Updated: Jul 16, 2021
I hope you are doing well. Everyone! Indri's here from the research team. Today I would like to continue sharing about biogas implementation in Indonesia. I wrote about bioenergy products (biomass, biofuel, biogas) and how to convert biomass (feedstock) to be energy products in part 1. I continued to write about bioenergy policy in Indonesia in part 2, then in part 3, I wrote about biodiesel implementation in Indonesia. As I mentioned in part 2, I wrote a report on the biogas-to-electricity project in Berau, East Kalimantan, so I would like to share it with you.
As you know, most palm oil plantations in Indonesia are from Sumatera and Kalimantan Island. Especially in Kalimantan, palm oil can be found in each province. A few years ago, I lived in a palm oil site (a remote area without electricity, signal, and asphalt road) for 6 months when I worked in the Patriot Energi program of the Ministry of Energy and Mineral Resources (ESDM). So, I know and can see all activities on the palm oil site. I lived at the village head's house and interacted with local communities in my daily activities. I was alone in the village. One person was allocated to one village. My friends lived in different villages and districts. I could visit the palm oil mill and see palm oil processing. Also, I could see there were cows in this village. Based on that experience, I wrote a report on the biogas-to-electricity project and added a study of POME (Palm Oil Mill Effluent) and CM (Cow Manure) as the feedstock of biogas.
Biogas Plant at Palm Oil Mill in Berau, East Kalimantan
As I wrote in Part 2, the Indonesian Government focuses on bioenergy implementation on industrial scales (palm oil). There are some products in the bioenergy market in Indonesia, such as agricultural biomass waste, Palm Oil Mill Effluent (POME), Municipal Solid Waste (MSW), and biodiesel. Biogas plants are increasing all over Indonesia, especially in palm oil plantations. There is a government mandate for all palm oil mills to install palm oil biogas to improve their sustainability (ICESN, 2017). To complete my report at that time, I asked for some data from the Directorate of Renewable Energy and Energy Conservation for biogas power plants (palm oils as feedstock) in Indonesia. It can be seen below:
On-grid Biogas Plantation in Indonesia (EBTKE, 2016)

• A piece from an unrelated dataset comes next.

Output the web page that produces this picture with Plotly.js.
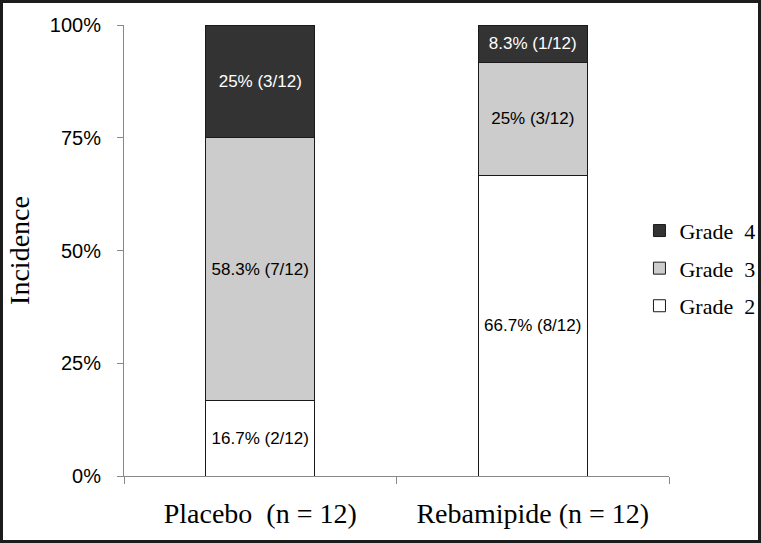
<!DOCTYPE html>
<html>
<head>
<meta charset="utf-8">
<script src="https://cdn.plot.ly/plotly-3.0.1.min.js"></script>
<style>
  body { margin: 0; background: #fff; }
  #frame { width: 755px; height: 537px; border: 3px solid #1c1c1c; }
</style>
</head>
<body>
<div id="frame"><div id="incidenceChart"></div></div>
<script>
// incidence by grade
const groups = ["Placebo\u00a0\u00a0(n = 12)", "Rebamipide (n = 12)"];
const grade2 = [16.7, 66.7];
const grade3 = [58.3, 25];
const grade4 = [25, 8.3];
const grade2Text = ["16.7% (2/12)", "66.7% (8/12)"];
const grade3Text = ["58.3% (7/12)", "25% (3/12)"];
const grade4Text = ["25% (3/12)", "8.3% (1/12)"];
const yTicks = [0, 25, 50, 75, 100];
const yTickText = ["0%", "25%", "50%", "75%", "100%"];

function plotIncidence() {
  const sans = "Liberation Sans, Arial, sans-serif";
  const serif = "Liberation Serif, Times New Roman, serif";
  const common = {
    x: groups,
    type: "bar",
    width: 0.4,
    textposition: "inside",
    insidetextanchor: "middle",
    textangle: 0,
    constraintext: "none",
    hoverinfo: "skip",
  };

  const trace = [
    {
      ...common,
      y: grade2,
      text: grade2Text,
      name: "Grade\u00a0\u00a02",
      legendgroup: "g2",
      legendrank: 3,
      marker: { color: "#ffffff", line: { color: "#1a1a1a", width: 1 } },
      textfont: { family: sans, size: 17, color: "#000" },
    },
    {
      ...common,
      y: grade3,
      text: grade3Text,
      name: "Grade\u00a0\u00a03",
      legendgroup: "g3",
      legendrank: 2,
      marker: { color: "#cccccc", line: { color: "#1a1a1a", width: 1 } },
      textfont: { family: sans, size: 17, color: "#000" },
    },
    {
      ...common,
      y: grade4,
      text: grade4Text,
      name: "Grade\u00a0\u00a04",
      legendgroup: "g4",
      legendrank: 1,
      marker: { color: "#333333", line: { color: "#1a1a1a", width: 1 } },
      textfont: { family: sans, size: 17, color: "#fff" },
    },
  ];

  const layout = {
    width: 755,
    height: 537,
    barmode: "stack",
    paper_bgcolor: "#fff",
    plot_bgcolor: "#fff",
    margin: { l: 121, r: 89, t: 22, b: 64, autoexpand: false },
    showlegend: true,
    legend: {
      xref: "container",
      yref: "container",
      x: 0.843,
      xanchor: "left",
      y: 0.615,
      yanchor: "top",
      traceorder: "grouped",
      tracegroupgap: 6,
      bgcolor: "rgba(0,0,0,0)",
      font: { family: serif, size: 22, color: "#000" },
    },
    xaxis: {
      showline: true,
      linecolor: "#888",
      linewidth: 1,
      ticks: "outside",
      tickson: "boundaries",
      ticklen: 7,
      tickcolor: "#888",
      ticklabelstandoff: 12,
      tickfont: { family: serif, size: 28, color: "#000" },
      showgrid: false,
      zeroline: false,
      fixedrange: true,
    },
    yaxis: {
      range: [0, 100],
      tickmode: "array",
      tickvals: yTicks,
      ticktext: yTickText,
      showline: true,
      linecolor: "#888",
      linewidth: 1,
      ticks: "outside",
      ticklen: 6,
      tickcolor: "#888",
      ticklabelstandoff: 12,
      tickfont: { family: sans, size: 20, color: "#000" },
      showgrid: false,
      zeroline: false,
      fixedrange: true,
      title: {
        text: "Incidence",
        standoff: 12,
        font: { family: serif, size: 28, color: "#000" },
      },
    },
  };

  Plotly.newPlot("incidenceChart", trace, layout, { displayModeBar: false, staticPlot: true });
}

plotIncidence();
</script>
</body>
</html>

Based on the table above, most on-grid biogas plants in Indonesia come from palm waste or palm oil mills. There are 101.6 MW out of 119.6 MW of on-grid biogas in Indonesia. However, I could not find data for off-grid biogas plantation in Indonesia. In fact, there are issues if the power plant is on-grid due to feed-in-tariff and legal requirements. Based on the ministry of energy and mineral resources regulation number 50/2017, the purchasing power procedure of biomass and biogas power plant with up to 10 MW can be done. Moreover, regarding the generic cost of generation (BPP) of the national electricity company (PLN), electricity can be sold to a maximum of 85% of BPP cost. However, there is no incentives, tax exemption, the multitude of low-interest loans, and subsidy program for renewable energy generation in Indonesia. Besides, there is no natural gas grid in Indonesia. Therefore, biogas cannot be injected to the grid directly. Hence, there should be more off-grid bioenergy plants at the palm oil mill in Indonesia. Currently, the Indonesian government (ESDM) collaborates with GIZ to collect data on off-grid biogas plantation from palm oil mill.
Most palm oil plantation in Berau use the PKS (Palm Kernel Shell) and fibre (biomass process) to generate power which the mill uses. Also, in some current research studies, PKS can be converted to biochar. On the other hand, POME, as liquid waste, can be processed to produce biogas. As I mentioned before, I added another scenario in my report to compare two types of feedstock below:
I wrote a long report to compare these scenarios' economic, social, environmental, and technical aspects. I combined manual calculation (for economic and technical aspects) and software using HOMER (for technical, economic, and environmental aspects). The second scenario will give more benefits (economic, technical, and environmental) than in the first scenario.